-- start Material for this task --
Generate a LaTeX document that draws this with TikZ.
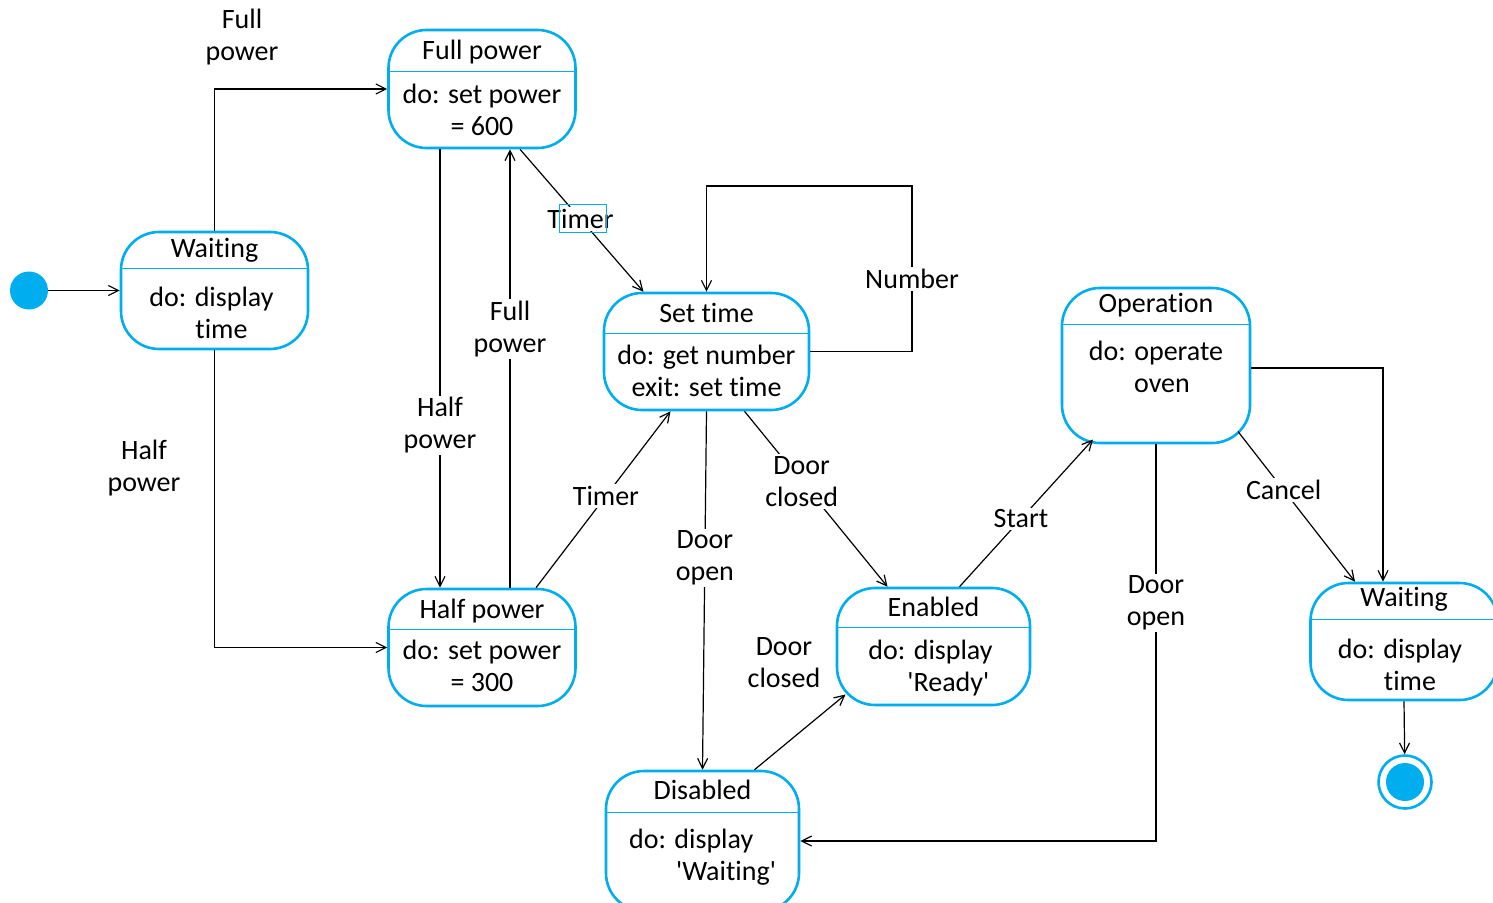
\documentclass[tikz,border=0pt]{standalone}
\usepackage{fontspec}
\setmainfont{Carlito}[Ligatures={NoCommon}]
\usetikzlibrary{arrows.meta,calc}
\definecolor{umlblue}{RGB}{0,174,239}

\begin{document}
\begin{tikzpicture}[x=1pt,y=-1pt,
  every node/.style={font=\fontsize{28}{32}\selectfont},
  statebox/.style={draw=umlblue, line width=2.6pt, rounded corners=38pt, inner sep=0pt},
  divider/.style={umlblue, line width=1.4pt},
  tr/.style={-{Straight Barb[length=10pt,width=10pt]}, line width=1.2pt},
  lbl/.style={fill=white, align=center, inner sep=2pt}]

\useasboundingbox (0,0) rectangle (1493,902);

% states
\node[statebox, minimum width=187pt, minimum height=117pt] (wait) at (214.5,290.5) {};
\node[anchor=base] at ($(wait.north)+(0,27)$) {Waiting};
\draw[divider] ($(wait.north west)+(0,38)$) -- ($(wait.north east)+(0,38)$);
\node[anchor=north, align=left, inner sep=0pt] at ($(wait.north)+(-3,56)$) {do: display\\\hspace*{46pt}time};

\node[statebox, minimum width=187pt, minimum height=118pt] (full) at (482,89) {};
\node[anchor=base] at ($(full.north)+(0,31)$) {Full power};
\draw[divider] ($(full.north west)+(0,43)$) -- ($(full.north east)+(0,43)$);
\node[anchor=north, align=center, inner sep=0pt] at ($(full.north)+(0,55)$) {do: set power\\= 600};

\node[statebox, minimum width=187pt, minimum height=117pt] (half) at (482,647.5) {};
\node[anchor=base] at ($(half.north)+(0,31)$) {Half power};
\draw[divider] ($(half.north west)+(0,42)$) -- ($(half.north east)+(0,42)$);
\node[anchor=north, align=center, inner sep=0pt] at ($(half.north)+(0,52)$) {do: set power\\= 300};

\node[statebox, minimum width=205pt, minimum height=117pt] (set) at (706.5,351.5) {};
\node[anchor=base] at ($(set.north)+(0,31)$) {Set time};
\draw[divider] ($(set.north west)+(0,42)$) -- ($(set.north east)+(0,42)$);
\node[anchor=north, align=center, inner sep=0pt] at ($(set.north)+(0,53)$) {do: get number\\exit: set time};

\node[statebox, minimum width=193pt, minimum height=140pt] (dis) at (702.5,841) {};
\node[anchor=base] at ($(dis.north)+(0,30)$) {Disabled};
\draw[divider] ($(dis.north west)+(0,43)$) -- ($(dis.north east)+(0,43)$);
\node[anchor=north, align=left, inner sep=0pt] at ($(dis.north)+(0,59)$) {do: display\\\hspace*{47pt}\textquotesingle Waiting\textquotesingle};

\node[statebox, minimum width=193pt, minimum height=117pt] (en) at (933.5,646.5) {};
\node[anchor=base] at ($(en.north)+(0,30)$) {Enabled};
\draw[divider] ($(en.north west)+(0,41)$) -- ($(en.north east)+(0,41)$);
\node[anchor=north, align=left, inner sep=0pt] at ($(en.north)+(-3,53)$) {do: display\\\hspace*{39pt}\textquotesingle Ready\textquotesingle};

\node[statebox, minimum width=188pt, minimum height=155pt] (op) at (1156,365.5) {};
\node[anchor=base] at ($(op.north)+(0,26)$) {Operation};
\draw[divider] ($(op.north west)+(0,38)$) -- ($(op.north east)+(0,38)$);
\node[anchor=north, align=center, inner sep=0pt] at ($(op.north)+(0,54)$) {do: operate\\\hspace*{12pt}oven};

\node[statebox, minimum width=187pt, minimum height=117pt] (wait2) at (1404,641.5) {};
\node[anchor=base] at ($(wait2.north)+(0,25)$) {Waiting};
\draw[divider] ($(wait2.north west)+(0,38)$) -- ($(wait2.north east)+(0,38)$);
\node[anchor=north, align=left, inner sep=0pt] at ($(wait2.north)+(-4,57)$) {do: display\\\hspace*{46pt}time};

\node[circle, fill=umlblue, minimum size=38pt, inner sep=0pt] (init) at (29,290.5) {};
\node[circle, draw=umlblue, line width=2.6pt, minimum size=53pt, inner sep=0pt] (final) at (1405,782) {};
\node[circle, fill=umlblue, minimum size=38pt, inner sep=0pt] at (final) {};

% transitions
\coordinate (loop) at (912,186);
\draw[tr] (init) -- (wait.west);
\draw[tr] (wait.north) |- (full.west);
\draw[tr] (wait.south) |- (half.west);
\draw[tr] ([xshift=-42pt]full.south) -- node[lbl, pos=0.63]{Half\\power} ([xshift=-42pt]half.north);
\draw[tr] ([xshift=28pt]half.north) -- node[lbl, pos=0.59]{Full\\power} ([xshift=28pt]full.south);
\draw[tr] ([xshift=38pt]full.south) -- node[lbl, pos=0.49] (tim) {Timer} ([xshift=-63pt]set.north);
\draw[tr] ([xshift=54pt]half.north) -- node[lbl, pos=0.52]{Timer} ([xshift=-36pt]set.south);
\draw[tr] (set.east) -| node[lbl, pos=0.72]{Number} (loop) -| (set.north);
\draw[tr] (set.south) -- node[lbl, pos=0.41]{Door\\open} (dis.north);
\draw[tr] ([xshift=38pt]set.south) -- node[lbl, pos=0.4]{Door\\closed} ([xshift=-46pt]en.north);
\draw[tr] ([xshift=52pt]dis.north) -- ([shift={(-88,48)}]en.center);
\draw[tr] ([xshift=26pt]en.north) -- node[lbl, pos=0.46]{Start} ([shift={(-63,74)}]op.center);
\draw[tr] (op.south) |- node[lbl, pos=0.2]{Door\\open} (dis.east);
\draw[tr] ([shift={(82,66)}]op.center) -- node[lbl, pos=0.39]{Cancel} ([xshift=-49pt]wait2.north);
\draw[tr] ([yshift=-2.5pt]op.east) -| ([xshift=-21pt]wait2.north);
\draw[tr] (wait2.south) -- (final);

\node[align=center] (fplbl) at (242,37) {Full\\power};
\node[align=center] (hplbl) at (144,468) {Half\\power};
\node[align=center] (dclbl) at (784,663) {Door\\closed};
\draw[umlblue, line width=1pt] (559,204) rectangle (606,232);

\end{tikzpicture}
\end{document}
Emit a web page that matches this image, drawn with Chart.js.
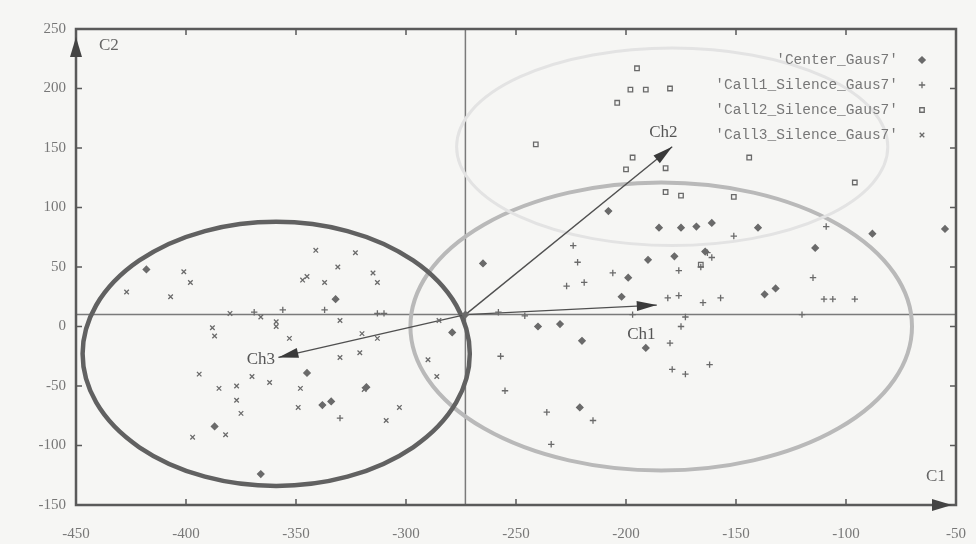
-- end Material for this task --
** Task instructions **
Copy, word for word, the entries above from the first line to the line that holds "sep=0pt] at ($(set.north)+(0,53)$)". Drop the pictures.

** Response to the task **
Generate a LaTeX document that draws this with TikZ.
\documentclass[tikz,border=0pt]{standalone}
\usepackage{fontspec}
\setmainfont{Carlito}[Ligatures={NoCommon}]
\usetikzlibrary{arrows.meta,calc}
\definecolor{umlblue}{RGB}{0,174,239}

\begin{document}
\begin{tikzpicture}[x=1pt,y=-1pt,
  every node/.style={font=\fontsize{28}{32}\selectfont},
  statebox/.style={draw=umlblue, line width=2.6pt, rounded corners=38pt, inner sep=0pt},
  divider/.style={umlblue, line width=1.4pt},
  tr/.style={-{Straight Barb[length=10pt,width=10pt]}, line width=1.2pt},
  lbl/.style={fill=white, align=center, inner sep=2pt}]

\useasboundingbox (0,0) rectangle (1493,902);

% states
\node[statebox, minimum width=187pt, minimum height=117pt] (wait) at (214.5,290.5) {};
\node[anchor=base] at ($(wait.north)+(0,27)$) {Waiting};
\draw[divider] ($(wait.north west)+(0,38)$) -- ($(wait.north east)+(0,38)$);
\node[anchor=north, align=left, inner sep=0pt] at ($(wait.north)+(-3,56)$) {do: display\\\hspace*{46pt}time};

\node[statebox, minimum width=187pt, minimum height=118pt] (full) at (482,89) {};
\node[anchor=base] at ($(full.north)+(0,31)$) {Full power};
\draw[divider] ($(full.north west)+(0,43)$) -- ($(full.north east)+(0,43)$);
\node[anchor=north, align=center, inner sep=0pt] at ($(full.north)+(0,55)$) {do: set power\\= 600};

\node[statebox, minimum width=187pt, minimum height=117pt] (half) at (482,647.5) {};
\node[anchor=base] at ($(half.north)+(0,31)$) {Half power};
\draw[divider] ($(half.north west)+(0,42)$) -- ($(half.north east)+(0,42)$);
\node[anchor=north, align=center, inner sep=0pt] at ($(half.north)+(0,52)$) {do: set power\\= 300};

\node[statebox, minimum width=205pt, minimum height=117pt] (set) at (706.5,351.5) {};
\node[anchor=base] at ($(set.north)+(0,31)$) {Set time};
\draw[divider] ($(set.north west)+(0,42)$) -- ($(set.north east)+(0,42)$);
\node[anchor=north, align=center, inner sep=0pt] at ($(set.north)+(0,53)$) {do: get number\\exit: set time};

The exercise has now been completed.